PROBLEM DESCRIPTION »
Skip the images and copy each record exactly as written.

## begin GIVEN RECORDS

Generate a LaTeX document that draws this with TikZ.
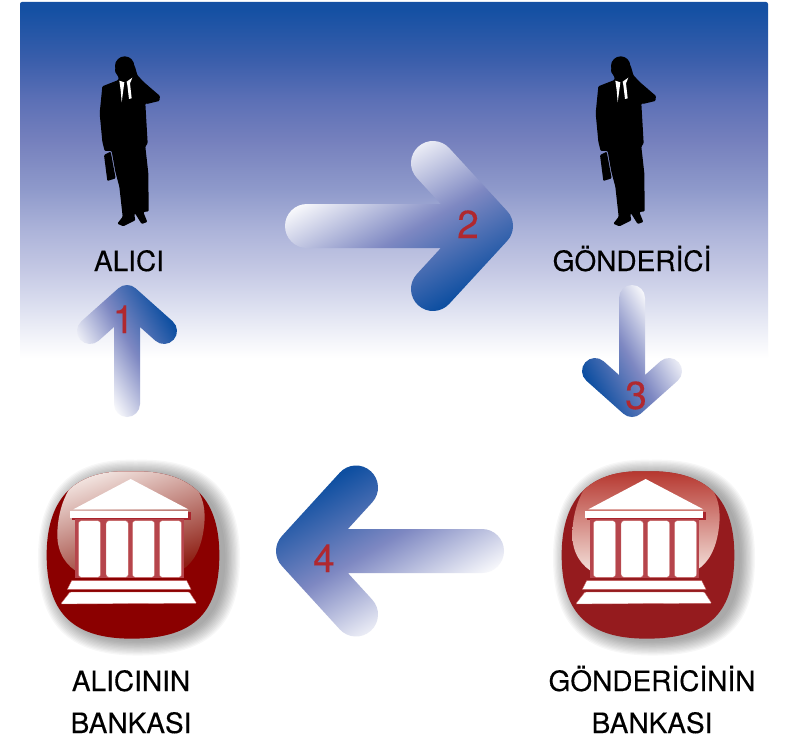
\documentclass[tikz,border=0pt]{standalone}
\usepackage{fontspec}
\setmainfont[FakeBold=0.25]{TeX Gyre Heros}
\definecolor{bgA}{HTML}{1450A3}
\definecolor{bgB}{HTML}{3A5EAB}
\definecolor{bgC}{HTML}{5C70B6}
\definecolor{bgD}{HTML}{7580BD}
\definecolor{bgE}{HTML}{8F9ACB}
\definecolor{bgF}{HTML}{ACB3D9}
\definecolor{bgG}{HTML}{C4C8E4}
\definecolor{bgH}{HTML}{DFE2F1}
\definecolor{bgI}{HTML}{F4F5FA}
\definecolor{arrMid}{HTML}{7E88C2}
\definecolor{arrDark}{HTML}{0E4FA1}
\definecolor{numRed}{HTML}{B0282F}
\definecolor{bankL}{HTML}{8B0000}
\definecolor{bankR}{HTML}{951B1E}
\definecolor{glossLt}{HTML}{F3E6E2}
\definecolor{glossLd}{HTML}{8E1F14}
\definecolor{glossRt}{HTML}{B5342C}
\definecolor{glossRd}{HTML}{F4E2DC}
\definecolor{templeEdge}{HTML}{C4605F}
\definecolor{templeShadow}{HTML}{A9242C}
\pgfdeclareverticalshading{bggrad}{100bp}{color(0bp)=(white);color(25bp)=(white);color(27.5bp)=(bgI);color(31.7bp)=(bgH);color(37.4bp)=(bgG);color(43bp)=(bgF);color(48.6bp)=(bgE);color(55.6bp)=(bgD);color(61.2bp)=(bgC);color(66.9bp)=(bgB);color(74bp)=(bgA);color(100bp)=(bgA)}
\pgfdeclarehorizontalshading{arrowgrad}{400bp}{color(0bp)=(white);color(82bp)=(arrMid);color(163bp)=(arrDark);color(400bp)=(arrDark)}
\tikzset{
  label text/.style={font=\fontsize{28}{42}\selectfont,text=black,align=center,anchor=base,inner sep=0pt},
  step number/.style={font=\fontsize{39}{42}\selectfont,text=numRed,anchor=base,inner sep=0pt},
  silhouette/.style={fill=black,rounded corners=1pt},
  temple part/.style={fill=white,draw=templeEdge,line width=.35pt}
}
% cx cy rot L a b r gradient-scale
\newcommand{\BigArrow}[8]{%
 \begin{scope}[shift={(#1,#2)},y=1pt,rotate=#3]
  \pgfmathsetmacro{\arTh}{atan2(#6,#5)}
  \pgfmathsetmacro{\arSn}{sin(\arTh)}
  \pgfmathsetmacro{\arCs}{cos(\arTh)}
  \pgfmathsetmacro{\arIx}{-#7*(1+\arCs)/\arSn*\arCs-#7*\arSn}
  \pgfmathsetmacro{\arDx}{#7*\arSn}
  \pgfmathsetmacro{\arDy}{#7*\arCs}
  \clip (-#4,#7) -- (\arIx,#7) -- ({-#5-\arDx},{#6-\arDy})
    arc[start angle={270-\arTh},end angle={90-\arTh},radius=#7]
    -- (\arDx,\arDy)
    arc[start angle={90-\arTh},end angle={\arTh-90},radius=#7]
    -- ({-#5+\arDx},{-#6-\arDy})
    arc[start angle={\arTh-90},end angle={\arTh-270},radius=#7]
    -- (\arIx,-#7) -- (-#4,-#7)
    arc[start angle=270,end angle=90,radius=#7] -- cycle;
  \begin{pgfscope}
   \pgftransformrotate{-60}
   \pgftransformscale{#8}
   \pgftransformshift{\pgfpoint{82bp}{0bp}}
   \pgflowlevelsynccm
   \pgfuseshading{arrowgrad}
  \end{pgfscope}
 \end{scope}}
\newcommand{\Person}[2]{%
 \begin{scope}[shift={(#1,#2)},scale=1/3]
  \fill[silhouette] (72,345) -- (92,335) -- (107,415) -- (82,423) -- cycle;
  \fill (134,78) ellipse[x radius=29,y radius=29];
  \fill[silhouette] (130,50) -- (150,58) -- (165,80) -- (172,105) -- (190,125) -- (240,168) -- (238,183) -- (200,192) -- (196,190)
   -- (203,310) -- (196,320) -- (205,400) -- (206,514) -- (190,516) -- (202,546) -- (185,552) -- (165,520) -- (163,525) -- (166,541) -- (130,559) -- (112,551) -- (128,530) -- (118,440) -- (106,395) -- (95,333) -- (74,333) -- (67,305) -- (59,220) -- (67,139) -- (115,120) -- (116,112) -- (105,95) -- (108,65) -- cycle;
  \fill[white] (118,122) -- (133,127) -- (125,187) -- (122,150) -- cycle;
  \fill[white] (140,125) -- (157,113) -- (150,130) -- (155,175) -- (147,177) -- (142,135) -- cycle;
 \end{scope}}
% x-shift, body colour, gloss start, gloss end, gloss angle
\newcommand{\Bank}[5]{%
 \begin{scope}[shift={(#1,460)},scale=1/3]
  \def\squircle{(300,34) .. controls (500,28) and (568,130) .. (568,285) .. controls (568,450) and (500,536) .. (305,536) .. controls (120,536) and (50,450) .. (50,285) .. controls (50,130) and (120,28) .. (300,34) -- cycle}
  \foreach \k in {1.17,1.155,1.14,1.125,1.11,1.095,1.08,1.065,1.05,1.035,1.02,1.0}{
    \fill[black,opacity=.032,shift={(327,293)},scale=\k,shift={(-309,-285)}] \squircle;}
  \fill[#2] \squircle;
  \begin{scope}
   \clip \squircle;
   \shade[top color=#3,bottom color=#4,shading angle=#5] (200,30) .. controls (320,28) and (440,34) .. (490,75) .. controls (520,105) and (528,150) .. (522,200) .. controls (515,265) and (490,310) .. (455,330) -- (150,340) .. controls (110,320) and (82,280) .. (82,225) .. controls (82,140) and (120,40) .. (200,30) -- cycle;
  \end{scope}
  % temple
  \fill[templeShadow] (125,155) rectangle (483,181);
  \fill[templeShadow!85!white] (135,178) rectangle (462,360);
  \fill[white] (130,148) -- (302,57) -- (475,148) -- cycle;
  \fill[white] (120,152) rectangle (475,175);
  \foreach \cx in {145,228,307,388}{
   \draw[temple part,rounded corners=3pt] (\cx,182) rectangle ++(67,170);}
  \fill[#2] (112,354) rectangle (485,360);
  \draw[temple part] (125,362) -- (470,362) -- (483,388) -- (112,388) -- cycle;
  \draw[temple part,rounded corners=1pt] (120,396) -- (478,396) -- (500,430) -- (92,432) -- cycle;
 \end{scope}}
\begin{document}
\begin{tikzpicture}[x=1pt,y=-1pt]
\useasboundingbox (0,0) rectangle (786,738);
\fill[white] (0,0) rectangle (786,738);
\shade[shading=bggrad,rounded corners=2pt] (20,2) rectangle (768,358);
\Person{80}{40}
\Person{576}{40}
\BigArrow{491}{226}{0}{184}{58}{63}{22}{1}
\BigArrow{632}{404}{-90}{106}{33}{37}{13}{.58}
\BigArrow{298}{551}{180}{184}{58}{63.5}{22}{1}
\BigArrow{127}{298}{90}{106}{33}{37}{13}{.58}
\node[step number] (n1) at (123.5,333) {1};
\node[step number] (n2) at (468,238) {2};
\node[step number] (n3) at (636,409) {3};
\node[step number] (n4) at (324,572) {4};
\Bank{30}{bankL}{glossLt}{glossLd}{20}
\Bank{545}{bankR}{glossRt}{glossRd}{0}
\node[label text] (alici) at (129,271) {ALICI};
\node[label text] (gonderici) at (632,271) {GÖNDERİCİ};
\node[label text] (alicibank) at (131,733) {ALICININ\\BANKASI};
\node[label text] (gonderibank) at (652,733) {GÖNDERİCİNİN\\BANKASI};
\end{tikzpicture}
\end{document}
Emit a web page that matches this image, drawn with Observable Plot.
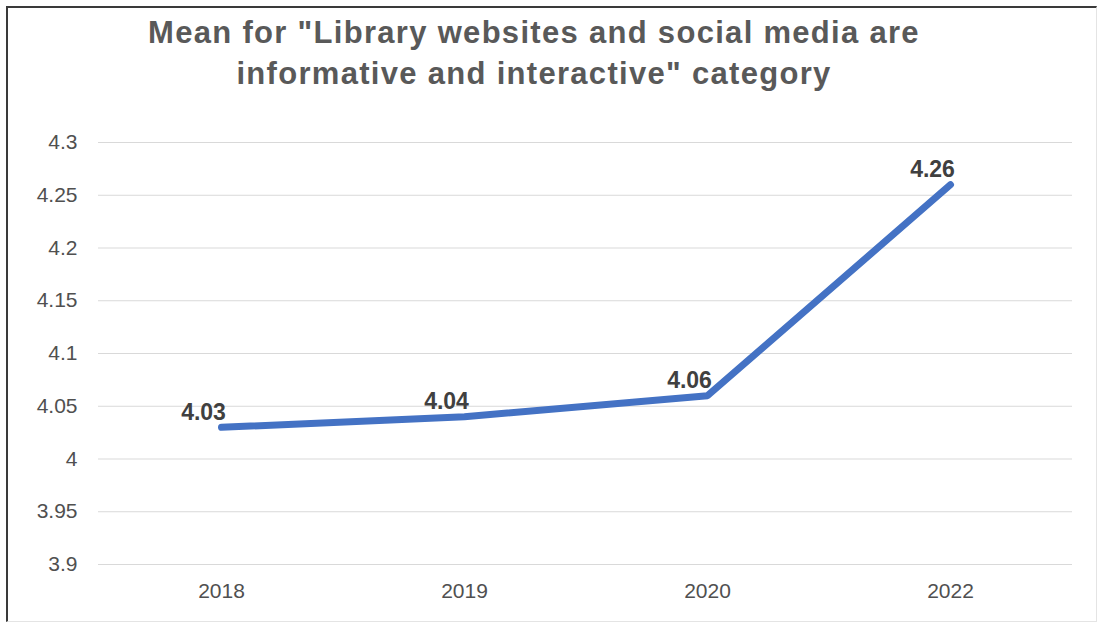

## end GIVEN RECORDS

WRITTEN RESPONSE »
Generate a LaTeX document that draws this with TikZ.
\documentclass[tikz,border=0pt]{standalone}
\usepackage{fontspec}
\setmainfont[FakeBold=0.25]{TeX Gyre Heros}
\definecolor{bgA}{HTML}{1450A3}
\definecolor{bgB}{HTML}{3A5EAB}
\definecolor{bgC}{HTML}{5C70B6}
\definecolor{bgD}{HTML}{7580BD}
\definecolor{bgE}{HTML}{8F9ACB}
\definecolor{bgF}{HTML}{ACB3D9}
\definecolor{bgG}{HTML}{C4C8E4}
\definecolor{bgH}{HTML}{DFE2F1}
\definecolor{bgI}{HTML}{F4F5FA}
\definecolor{arrMid}{HTML}{7E88C2}
\definecolor{arrDark}{HTML}{0E4FA1}
\definecolor{numRed}{HTML}{B0282F}
\definecolor{bankL}{HTML}{8B0000}
\definecolor{bankR}{HTML}{951B1E}
\definecolor{glossLt}{HTML}{F3E6E2}
\definecolor{glossLd}{HTML}{8E1F14}
\definecolor{glossRt}{HTML}{B5342C}
\definecolor{glossRd}{HTML}{F4E2DC}
\definecolor{templeEdge}{HTML}{C4605F}
\definecolor{templeShadow}{HTML}{A9242C}
\pgfdeclareverticalshading{bggrad}{100bp}{color(0bp)=(white);color(25bp)=(white);color(27.5bp)=(bgI);color(31.7bp)=(bgH);color(37.4bp)=(bgG);color(43bp)=(bgF);color(48.6bp)=(bgE);color(55.6bp)=(bgD);color(61.2bp)=(bgC);color(66.9bp)=(bgB);color(74bp)=(bgA);color(100bp)=(bgA)}
\pgfdeclarehorizontalshading{arrowgrad}{400bp}{color(0bp)=(white);color(82bp)=(arrMid);color(163bp)=(arrDark);color(400bp)=(arrDark)}
\tikzset{
  label text/.style={font=\fontsize{28}{42}\selectfont,text=black,align=center,anchor=base,inner sep=0pt},
  step number/.style={font=\fontsize{39}{42}\selectfont,text=numRed,anchor=base,inner sep=0pt},
  silhouette/.style={fill=black,rounded corners=1pt},
  temple part/.style={fill=white,draw=templeEdge,line width=.35pt}
}
% cx cy rot L a b r gradient-scale
\newcommand{\BigArrow}[8]{%
 \begin{scope}[shift={(#1,#2)},y=1pt,rotate=#3]
  \pgfmathsetmacro{\arTh}{atan2(#6,#5)}
  \pgfmathsetmacro{\arSn}{sin(\arTh)}
  \pgfmathsetmacro{\arCs}{cos(\arTh)}
  \pgfmathsetmacro{\arIx}{-#7*(1+\arCs)/\arSn*\arCs-#7*\arSn}
  \pgfmathsetmacro{\arDx}{#7*\arSn}
  \pgfmathsetmacro{\arDy}{#7*\arCs}
  \clip (-#4,#7) -- (\arIx,#7) -- ({-#5-\arDx},{#6-\arDy})
    arc[start angle={270-\arTh},end angle={90-\arTh},radius=#7]
    -- (\arDx,\arDy)
    arc[start angle={90-\arTh},end angle={\arTh-90},radius=#7]
    -- ({-#5+\arDx},{-#6-\arDy})
    arc[start angle={\arTh-90},end angle={\arTh-270},radius=#7]
    -- (\arIx,-#7) -- (-#4,-#7)
    arc[start angle=270,end angle=90,radius=#7] -- cycle;
  \begin{pgfscope}
   \pgftransformrotate{-60}
   \pgftransformscale{#8}
   \pgftransformshift{\pgfpoint{82bp}{0bp}}
   \pgflowlevelsynccm
   \pgfuseshading{arrowgrad}
  \end{pgfscope}
 \end{scope}}
\newcommand{\Person}[2]{%
 \begin{scope}[shift={(#1,#2)},scale=1/3]
  \fill[silhouette] (72,345) -- (92,335) -- (107,415) -- (82,423) -- cycle;
  \fill (134,78) ellipse[x radius=29,y radius=29];
  \fill[silhouette] (130,50) -- (150,58) -- (165,80) -- (172,105) -- (190,125) -- (240,168) -- (238,183) -- (200,192) -- (196,190)
   -- (203,310) -- (196,320) -- (205,400) -- (206,514) -- (190,516) -- (202,546) -- (185,552) -- (165,520) -- (163,525) -- (166,541) -- (130,559) -- (112,551) -- (128,530) -- (118,440) -- (106,395) -- (95,333) -- (74,333) -- (67,305) -- (59,220) -- (67,139) -- (115,120) -- (116,112) -- (105,95) -- (108,65) -- cycle;
  \fill[white] (118,122) -- (133,127) -- (125,187) -- (122,150) -- cycle;
  \fill[white] (140,125) -- (157,113) -- (150,130) -- (155,175) -- (147,177) -- (142,135) -- cycle;
 \end{scope}}
% x-shift, body colour, gloss start, gloss end, gloss angle
\newcommand{\Bank}[5]{%
 \begin{scope}[shift={(#1,460)},scale=1/3]
  \def\squircle{(300,34) .. controls (500,28) and (568,130) .. (568,285) .. controls (568,450) and (500,536) .. (305,536) .. controls (120,536) and (50,450) .. (50,285) .. controls (50,130) and (120,28) .. (300,34) -- cycle}
  \foreach \k in {1.17,1.155,1.14,1.125,1.11,1.095,1.08,1.065,1.05,1.035,1.02,1.0}{
    \fill[black,opacity=.032,shift={(327,293)},scale=\k,shift={(-309,-285)}] \squircle;}
  \fill[#2] \squircle;
  \begin{scope}
   \clip \squircle;
   \shade[top color=#3,bottom color=#4,shading angle=#5] (200,30) .. controls (320,28) and (440,34) .. (490,75) .. controls (520,105) and (528,150) .. (522,200) .. controls (515,265) and (490,310) .. (455,330) -- (150,340) .. controls (110,320) and (82,280) .. (82,225) .. controls (82,140) and (120,40) .. (200,30) -- cycle;
  \end{scope}
  % temple
  \fill[templeShadow] (125,155) rectangle (483,181);
  \fill[templeShadow!85!white] (135,178) rectangle (462,360);
  \fill[white] (130,148) -- (302,57) -- (475,148) -- cycle;
  \fill[white] (120,152) rectangle (475,175);
  \foreach \cx in {145,228,307,388}{
   \draw[temple part,rounded corners=3pt] (\cx,182) rectangle ++(67,170);}
  \fill[#2] (112,354) rectangle (485,360);
  \draw[temple part] (125,362) -- (470,362) -- (483,388) -- (112,388) -- cycle;
  \draw[temple part,rounded corners=1pt] (120,396) -- (478,396) -- (500,430) -- (92,432) -- cycle;
 \end{scope}}
\begin{document}
\begin{tikzpicture}[x=1pt,y=-1pt]
\useasboundingbox (0,0) rectangle (786,738);
\fill[white] (0,0) rectangle (786,738);
\shade[shading=bggrad,rounded corners=2pt] (20,2) rectangle (768,358);
\Person{80}{40}
\Person{576}{40}
\BigArrow{491}{226}{0}{184}{58}{63}{22}{1}
\BigArrow{632}{404}{-90}{106}{33}{37}{13}{.58}
\BigArrow{298}{551}{180}{184}{58}{63.5}{22}{1}
\BigArrow{127}{298}{90}{106}{33}{37}{13}{.58}
\node[step number] (n1) at (123.5,333) {1};
\node[step number] (n2) at (468,238) {2};
\node[step number] (n3) at (636,409) {3};
\node[step number] (n4) at (324,572) {4};
\Bank{30}{bankL}{glossLt}{glossLd}{20}
\Bank{545}{bankR}{glossRt}{glossRd}{0}
\node[label text] (alici) at (129,271) {ALICI};
\node[label text] (gonderici) at (632,271) {GÖNDERİCİ};
\node[label text] (alicibank) at (131,733) {ALICININ\\BANKASI};
\node[label text] (gonderibank) at (652,733) {GÖNDERİCİNİN\\BANKASI};
\end{tikzpicture}
\end{document}
Emit a web page that matches this image, drawn with Observable Plot.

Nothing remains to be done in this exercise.